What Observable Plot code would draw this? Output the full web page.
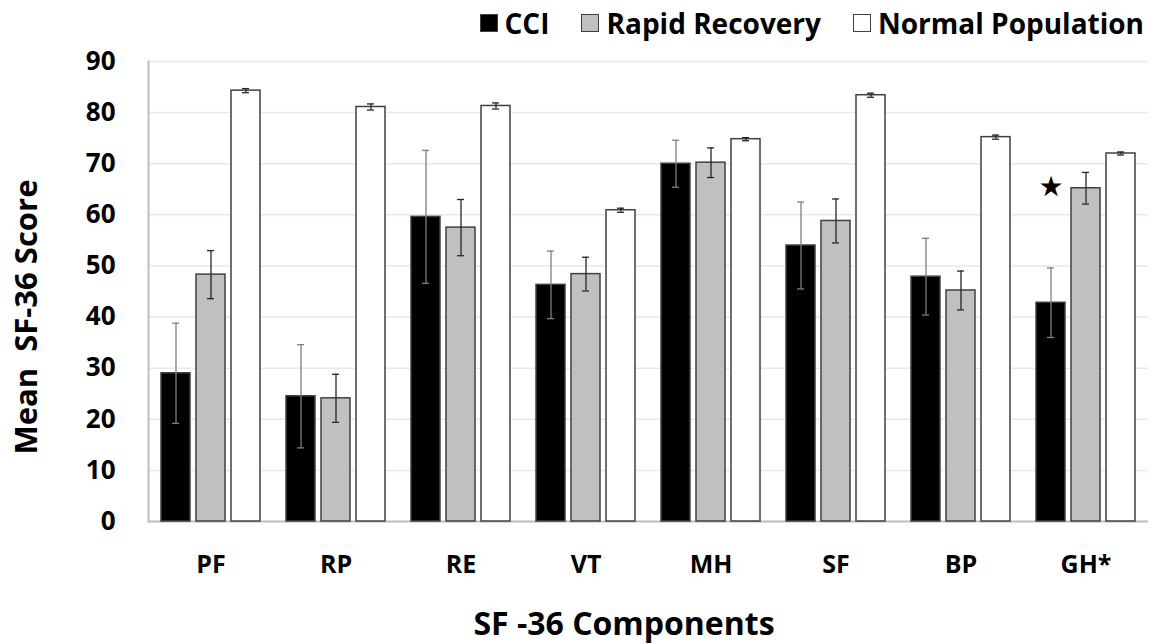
<!DOCTYPE html>
<html>
<head>
<meta charset="utf-8">
<script src="https://cdn.jsdelivr.net/npm/d3@7"></script>
<script src="https://cdn.jsdelivr.net/npm/@observablehq/plot@0.6"></script>
<style>
  body { margin: 0; background: #fff; }
  #wrap { position: relative; width: 1158px; height: 644px; font-family: "Open Sans", sans-serif; font-weight: 700; color: #000; }
  #legend { position: absolute; top: 3px; right: 14px; display: flex; align-items: center; font-size: 28px; line-height: 40px; white-space: nowrap; }
  #legend .item { display: flex; align-items: center; margin-left: 32px; }
  #legend .sw { width: 18px; height: 18px; box-sizing: border-box; border: 1.5px solid #404040; margin-right: 7px; }
  #ylab { position: absolute; left: 25px; top: 317px; transform: translate(-50%, -50%) rotate(-90deg); font-size: 31px; white-space: pre; line-height: 34px; }
  #xlab { position: absolute; left: 624px; top: 604px; transform: translateX(-50%); font-size: 32px; white-space: pre; line-height: 38px; }
  #chart { position: absolute; left: 0; top: 0; }
</style>
</head>
<body>
<div id="wrap">
  <div id="chart"></div>
  <div id="legend"></div>
  <div id="ylab"></div>
  <div id="xlab"></div>
</div>
<script>
// ---- data ----
const components = ["PF", "RP", "RE", "VT", "MH", "SF", "BP", "GH*"];
const seriesNames = ["CCI", "Rapid Recovery", "Normal Population"];
const seriesColors = ["#000000", "#c0c0c0", "#ffffff"];
const cciMean    = [29.0, 24.5, 59.6, 46.3, 70.0, 54.0, 47.9, 42.8];
const cciErr     = [9.8, 10.1, 13.0, 6.6, 4.6, 8.5, 7.5, 6.8];
const rapidMean  = [48.3, 24.1, 57.5, 48.4, 70.2, 58.8, 45.2, 65.2];
const rapidErr   = [4.7, 4.7, 5.5, 3.3, 2.9, 4.3, 3.8, 3.1];
const normalMean = [84.3, 81.1, 81.3, 60.9, 74.8, 83.4, 75.2, 72.0];
const normalErr  = [0.4, 0.6, 0.6, 0.4, 0.3, 0.4, 0.4, 0.3];
const yTicks = [0, 10, 20, 30, 40, 50, 60, 70, 80, 90];
const starNotes = [{component: "GH*", series: "CCI", value: 65.5, label: "★"}];
const yLabel = "Mean\u00a0 SF-36 Score";
const xLabel = "SF -36 Components";

// ---- table ----
const means = [cciMean, rapidMean, normalMean];
const errs = [cciErr, rapidErr, normalErr];
const data = [];
components.forEach((c, i) => {
  seriesNames.forEach((s, j) => {
    data.push({component: c, series: s, mean: means[j][i], err: errs[j][i]});
  });
});
const errColor = d => d.series === "CCI" ? "#7f7f7f" : "#262626";

const chart = Plot.plot({
  width: 1158,
  height: 644,
  marginLeft: 146,
  marginRight: 8,
  marginTop: 61,
  marginBottom: 123,
  style: {fontFamily: "'Open Sans', sans-serif", fontWeight: 700, color: "#000", background: "transparent", overflow: "visible"},
  fx: {domain: components, padding: 0, label: null},
  x: {domain: seriesNames, paddingInner: 0.167, paddingOuter: 0.326, axis: null},
  y: {domain: [0, 90], axis: null},
  color: {domain: seriesNames, range: seriesColors},
  marks: [
    Plot.gridY(yTicks, {stroke: "#ebe9dc", strokeOpacity: 1, strokeWidth: 1.5}),
    Plot.ruleY([0], {stroke: "#bfbfbf", strokeWidth: 2}),
    Plot.frame({anchor: "left", stroke: "#bfbfbf", strokeWidth: 2, fx: () => components[0]}),
    Plot.barY(data, {fx: "component", x: "series", y: "mean", fill: "series", stroke: "#404040", strokeWidth: 1.5}),
    Plot.ruleX(data, {fx: "component", x: "series", y1: d => d.mean - d.err, y2: d => d.mean + d.err, stroke: errColor, strokeWidth: 1.3}),
    Plot.tickY(data, {fx: "component", x: "series", y: d => d.mean - d.err, insetLeft: 11, insetRight: 11, stroke: errColor, strokeWidth: 1.3}),
    Plot.tickY(data, {fx: "component", x: "series", y: d => d.mean + d.err, insetLeft: 11, insetRight: 11, stroke: errColor, strokeWidth: 1.3}),
    Plot.text(starNotes, {fx: "component", x: "series", y: "value", text: "label", fontSize: 28, fill: "#000", fontFamily: "DejaVu Sans"}),
    Plot.axisY(yTicks, {tickSize: 0, tickPadding: 33, fontSize: 26, tickFormat: d => String(d)}),
    Plot.axisFx({anchor: "bottom", tickSize: 0, tickPadding: 34, fontSize: 25, label: null})
  ]
});
document.getElementById("chart").append(chart);

// ---- legend & labels ----
const legend = document.getElementById("legend");
seriesNames.forEach((s, j) => {
  const item = document.createElement("div");
  item.className = "item";
  const sw = document.createElement("div");
  sw.className = "sw";
  sw.style.background = seriesColors[j];
  const t = document.createElement("span");
  t.textContent = s;
  item.append(sw, t);
  legend.append(item);
});
document.getElementById("ylab").textContent = yLabel;
document.getElementById("xlab").textContent = xLabel;
</script>
</body>
</html>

......

SHORT TASK — Give an exact reproduction of every line, leaving out any picture.

TASK RESPONSE —
What Observable Plot code would draw this? Output the full web page.
<!DOCTYPE html>
<html>
<head>
<meta charset="utf-8">
<script src="https://cdn.jsdelivr.net/npm/d3@7"></script>
<script src="https://cdn.jsdelivr.net/npm/@observablehq/plot@0.6"></script>
<style>
  body { margin: 0; background: #fff; }
  #wrap { position: relative; width: 1158px; height: 644px; font-family: "Open Sans", sans-serif; font-weight: 700; color: #000; }
  #legend { position: absolute; top: 3px; right: 14px; display: flex; align-items: center; font-size: 28px; line-height: 40px; white-space: nowrap; }
  #legend .item { display: flex; align-items: center; margin-left: 32px; }
  #legend .sw { width: 18px; height: 18px; box-sizing: border-box; border: 1.5px solid #404040; margin-right: 7px; }
  #ylab { position: absolute; left: 25px; top: 317px; transform: translate(-50%, -50%) rotate(-90deg); font-size: 31px; white-space: pre; line-height: 34px; }
  #xlab { position: absolute; left: 624px; top: 604px; transform: translateX(-50%); font-size: 32px; white-space: pre; line-height: 38px; }
  #chart { position: absolute; left: 0; top: 0; }
</style>
</head>
<body>
<div id="wrap">
  <div id="chart"></div>
  <div id="legend"></div>
  <div id="ylab"></div>
  <div id="xlab"></div>
</div>
<script>
// ---- data ----
const components = ["PF", "RP", "RE", "VT", "MH", "SF", "BP", "GH*"];
const seriesNames = ["CCI", "Rapid Recovery", "Normal Population"];
const seriesColors = ["#000000", "#c0c0c0", "#ffffff"];
const cciMean    = [29.0, 24.5, 59.6, 46.3, 70.0, 54.0, 47.9, 42.8];
const cciErr     = [9.8, 10.1, 13.0, 6.6, 4.6, 8.5, 7.5, 6.8];
const rapidMean  = [48.3, 24.1, 57.5, 48.4, 70.2, 58.8, 45.2, 65.2];
const rapidErr   = [4.7, 4.7, 5.5, 3.3, 2.9, 4.3, 3.8, 3.1];
const normalMean = [84.3, 81.1, 81.3, 60.9, 74.8, 83.4, 75.2, 72.0];
const normalErr  = [0.4, 0.6, 0.6, 0.4, 0.3, 0.4, 0.4, 0.3];
const yTicks = [0, 10, 20, 30, 40, 50, 60, 70, 80, 90];
const starNotes = [{component: "GH*", series: "CCI", value: 65.5, label: "★"}];
const yLabel = "Mean\u00a0 SF-36 Score";
const xLabel = "SF -36 Components";

// ---- table ----
const means = [cciMean, rapidMean, normalMean];
const errs = [cciErr, rapidErr, normalErr];
const data = [];
components.forEach((c, i) => {
  seriesNames.forEach((s, j) => {
    data.push({component: c, series: s, mean: means[j][i], err: errs[j][i]});
  });
});
const errColor = d => d.series === "CCI" ? "#7f7f7f" : "#262626";

const chart = Plot.plot({
  width: 1158,
  height: 644,
  marginLeft: 146,
  marginRight: 8,
  marginTop: 61,
  marginBottom: 123,
  style: {fontFamily: "'Open Sans', sans-serif", fontWeight: 700, color: "#000", background: "transparent", overflow: "visible"},
  fx: {domain: components, padding: 0, label: null},
  x: {domain: seriesNames, paddingInner: 0.167, paddingOuter: 0.326, axis: null},
  y: {domain: [0, 90], axis: null},
  color: {domain: seriesNames, range: seriesColors},
  marks: [
    Plot.gridY(yTicks, {stroke: "#ebe9dc", strokeOpacity: 1, strokeWidth: 1.5}),
    Plot.ruleY([0], {stroke: "#bfbfbf", strokeWidth: 2}),
    Plot.frame({anchor: "left", stroke: "#bfbfbf", strokeWidth: 2, fx: () => components[0]}),
    Plot.barY(data, {fx: "component", x: "series", y: "mean", fill: "series", stroke: "#404040", strokeWidth: 1.5}),
    Plot.ruleX(data, {fx: "component", x: "series", y1: d => d.mean - d.err, y2: d => d.mean + d.err, stroke: errColor, strokeWidth: 1.3}),
    Plot.tickY(data, {fx: "component", x: "series", y: d => d.mean - d.err, insetLeft: 11, insetRight: 11, stroke: errColor, strokeWidth: 1.3}),
    Plot.tickY(data, {fx: "component", x: "series", y: d => d.mean + d.err, insetLeft: 11, insetRight: 11, stroke: errColor, strokeWidth: 1.3}),
    Plot.text(starNotes, {fx: "component", x: "series", y: "value", text: "label", fontSize: 28, fill: "#000", fontFamily: "DejaVu Sans"}),
    Plot.axisY(yTicks, {tickSize: 0, tickPadding: 33, fontSize: 26, tickFormat: d => String(d)}),
    Plot.axisFx({anchor: "bottom", tickSize: 0, tickPadding: 34, fontSize: 25, label: null})
  ]
});
document.getElementById("chart").append(chart);

// ---- legend & labels ----
const legend = document.getElementById("legend");
seriesNames.forEach((s, j) => {
  const item = document.createElement("div");
  item.className = "item";
  const sw = document.createElement("div");
  sw.className = "sw";
  sw.style.background = seriesColors[j];
  const t = document.createElement("span");
  t.textContent = s;
  item.append(sw, t);
  legend.append(item);
});
document.getElementById("ylab").textContent = yLabel;
document.getElementById("xlab").textContent = xLabel;
</script>
</body>
</html>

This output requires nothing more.